Question

The value of $c$ from the Lagrange’s mean value theorem for which $f(x) = \sqrt {25 - {x^2}}$ in $[1,5]$ is
A) $5$
B) $1$
C) $\sqrt {15}$
D) None of these

Answer 1

First of all we have to know what Lagrange's mean value theorem or LMVT. So, Lagrange’s mean value theorem or LMVT states that if a function $f(x)$ is continuous on a closed interval $[a,b]$ and differentiable on the open interval $\left( {a,b} \right)$, then there is at least one point $x = c$ on this interval, such that ,
$f'\left( c \right) = \dfrac{{f\left( b \right) - f\left( a \right)}}{{\left( {b - a} \right)}}$
We are going to use this formula to find the value of $c$ for the given function.

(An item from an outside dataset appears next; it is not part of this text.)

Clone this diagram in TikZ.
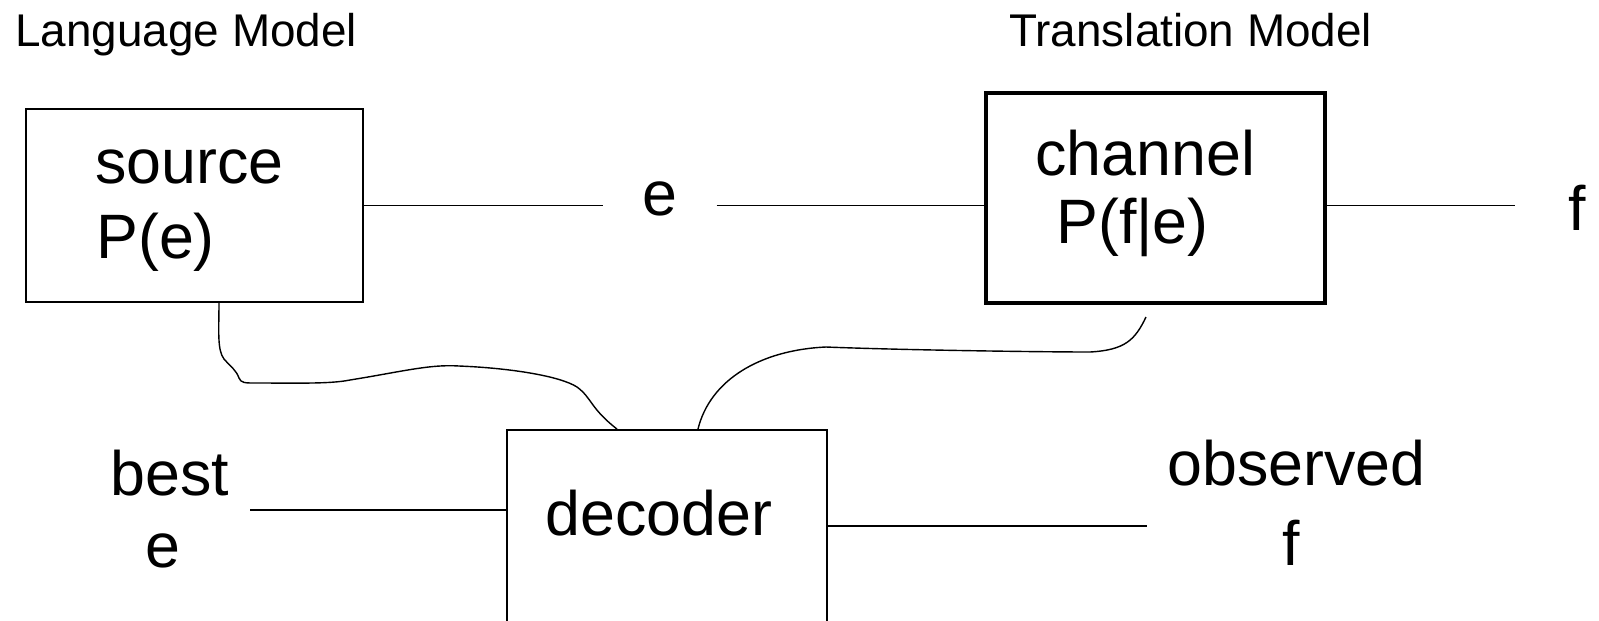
\documentclass[tikz,border=0pt]{standalone}
\usepackage{fontspec}
\setmainfont{Liberation Sans}
\usepackage{tikz}

\tikzset{
  box/.style={draw, line width=1.1pt, inner sep=0pt},
  big/.style={inner sep=0pt, font=\fontsize{35.7}{42}\selectfont},
  small/.style={inner sep=0pt, font=\fontsize{26.1}{31}\selectfont},
  wire/.style={line width=1.1pt},
  wiggle/.style={line width=0.8pt}
}

\begin{document}
\begin{tikzpicture}[x=0.02cm, y=-0.02cm]
\useasboundingbox (0,0) rectangle (1599,620);

% titles
\node[small, anchor=base west] (lm) at (15,46) {Language Model};
\node[small, anchor=base west] (tm) at (1009,46) {Translation Model};

% the three boxes
\node[box, minimum width=6.74cm, minimum height=3.86cm] (src) at (194.5,205.5) {};
\node[box, line width=2.3pt, minimum width=6.78cm, minimum height=4.2cm] (chan) at (1155.5,198) {};
\node[box, minimum width=6.4cm, minimum height=5.2cm] (dec) at (667,560) {};

\node[big, anchor=base west] (srcname) at (95,183) {source};
\node[big, anchor=base west] (srcprob) at (96,258) {P(e)};
\node[big, anchor=base west] (channame) at (1035,175) {channel};
\node[big, anchor=base west] (chanprob) at (1056,243) {P(f|e)};
\node[big, anchor=base west] (decname) at (545,535) {decoder};

% labels on the wires
\node[big, anchor=base west, inner xsep=0.78cm] (e1) at (603,215) {e};
\node[big, anchor=base west, inner xsep=1.06cm] (f1) at (1515,230) {f};
\node[big, anchor=base west] (best) at (110,495) {best};
\node[big, anchor=base west] (beste) at (145,567) {e};
\node[big, anchor=base west] (obs) at (1167,485) {observed};
\node[big, anchor=base west] (obsf) at (1282,565) {f};

\coordinate (bestout) at (250,510);
\coordinate (obsin) at (1147,526);
\coordinate (chanfree) at (1146,317);

% straight wires
\draw[wire] (src.east) -- (src.east -| e1.west);
\draw[wire] (e1.east |- src.east) -- (src.east -| chan.west);
\draw[wire] (chan.east |- src.east) -- (src.east -| f1.west);
\draw[wire] (bestout) -- (bestout -| dec.west);
\draw[wire] (dec.east |- obsin) -- (obsin);

% hand drawn links into the decoder
\draw[wiggle] ([xshift=0.49cm]src.south)
  .. controls (219,330) and (217,350) .. (224,359)
  .. controls (232,368) and (236,370) .. (239,378)
  .. controls (241,383) and (245,383) .. (255,383)
  .. controls (300,383) and (330,384) .. (350,380)
  .. controls (400,372) and (430,364) .. (459,366)
  .. controls (510,368) and (560,376) .. (577,387)
  .. controls (592,398) and (590,408) .. ([xshift=-1cm]dec.north);
\draw[wiggle] ([xshift=0.62cm]dec.north)
  .. controls (710,380) and (760,350) .. (826,347)
  .. controls (900,350) and (1040,352) .. (1090,352)
  .. controls (1125,350) and (1135,340) .. (chanfree);
\end{tikzpicture}
\end{document}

Complete step by step answer:
Given, $f(x) = \sqrt {25 - {x^2}}$ in the interval $[1,5]$.
So, in the f=given interval, we can clearly see that $f(x)$ is continuous.
So, our first condition for Lagrange’s mean value theorem stands true.
Now, on differentiating $f(x)$ with respect to $x$, we get,
$f'\left( x \right) = \dfrac{d}{{dx}}\left( {\sqrt {25 - {x^2}} } \right)$
$\Rightarrow f'\left( x \right) = \dfrac{1}{{2\sqrt {25 - {x^2}} }}\dfrac{d}{{dx}}\left( { - {x^2}} \right)$
[Using chain rule]
$\Rightarrow f'\left( x \right) = \dfrac{1}{{2\sqrt {25 - {x^2}} }}\left( { - 2x} \right)$
Now, by simplifying the equation, we get,
$\Rightarrow f'\left( x \right) = \dfrac{{ - x}}{{\sqrt {25 - {x^2}} }}$
So, we can clearly observe that, $f'\left( x \right)$ is differentiable in $\left( {1,5} \right)$.
So, the second condition for Lagrange’s mean value theorem is also true.
Therefore, there must be a $c \in \left[ {1,5} \right]$ such that,
$f'\left( c \right) = \dfrac{{f\left( b \right) - f\left( a \right)}}{{\left( {b - a} \right)}}$
Here, $b = 5$ and $a = 1$.
So, $f'\left( c \right) = \dfrac{{f\left( 5 \right) - f\left( 1 \right)}}{{\left( {5 - 1} \right)}}$
Now, opening the functions, we get,
\Rightarrow f'\left( c \right) = \dfrac{{\left\\{ {\sqrt {25 - {{\left( 5 \right)}^2}} } \right\\} - \left\\{ {\sqrt {25 - {{\left( 1 \right)}^2}} } \right\\}}}{{\left( 4 \right)}}
\Rightarrow f'\left( c \right) = \dfrac{{\left\\{ {\sqrt {25 - 25} } \right\\} - \left\\{ {\sqrt {25 - 1} } \right\\}}}{{\left( 4 \right)}}
Simplifying the equation, we get,
\Rightarrow f'\left( c \right) = \dfrac{{0 - \left\\{ {\sqrt {24} } \right\\}}}{{\left( 4 \right)}}
$\Rightarrow f'\left( c \right) = \dfrac{{ - 2\sqrt 6 }}{4}$
$\Rightarrow f'\left( c \right) = \dfrac{{ - \sqrt 6 }}{2}$
But, we know, $f'\left( x \right) = \dfrac{{ - x}}{{\sqrt {25 - {x^2}} }}$.
Therefore, $f'\left( c \right) = \dfrac{{ - c}}{{\sqrt {25 - {c^2}} }}$
So, $\dfrac{{ - c}}{{\sqrt {25 - {c^2}} }} = \dfrac{{ - \sqrt 6 }}{2}$
Now, squaring both sides, we get,
$\Rightarrow \dfrac{{{c^2}}}{{25 - {c^2}}} = \dfrac{6}{4}$
Cross multiplying the above equation, we get,
$\Rightarrow 4{c^2} = 6\left( {25 - {c^2}} \right)$
$\Rightarrow 4{c^2} = 150 - 6{c^2}$
Adding $6{c^2}$ on both sides, we get,
$\Rightarrow 10{c^2} = 150$
$\Rightarrow {c^2} = 15$
Now, square rooting both sides, we get,
$\Rightarrow c = \pm \sqrt {15}$
Therefore, $c = \sqrt {15} \in \left[ {1,5} \right]$. Hence, the correct option is (C).

Note:
There are many important applications of Lagrange’s mean value theorem. It plays an important role in the proof of Fundamental Theorem of Calculus. The generalisation of the Lagrange’s mean value theorem can be used to prove L’Hopital’s Rule. Mean value theorem is important in other areas of mathematics other than calculus and analysis, like applied mathematics and even number theory.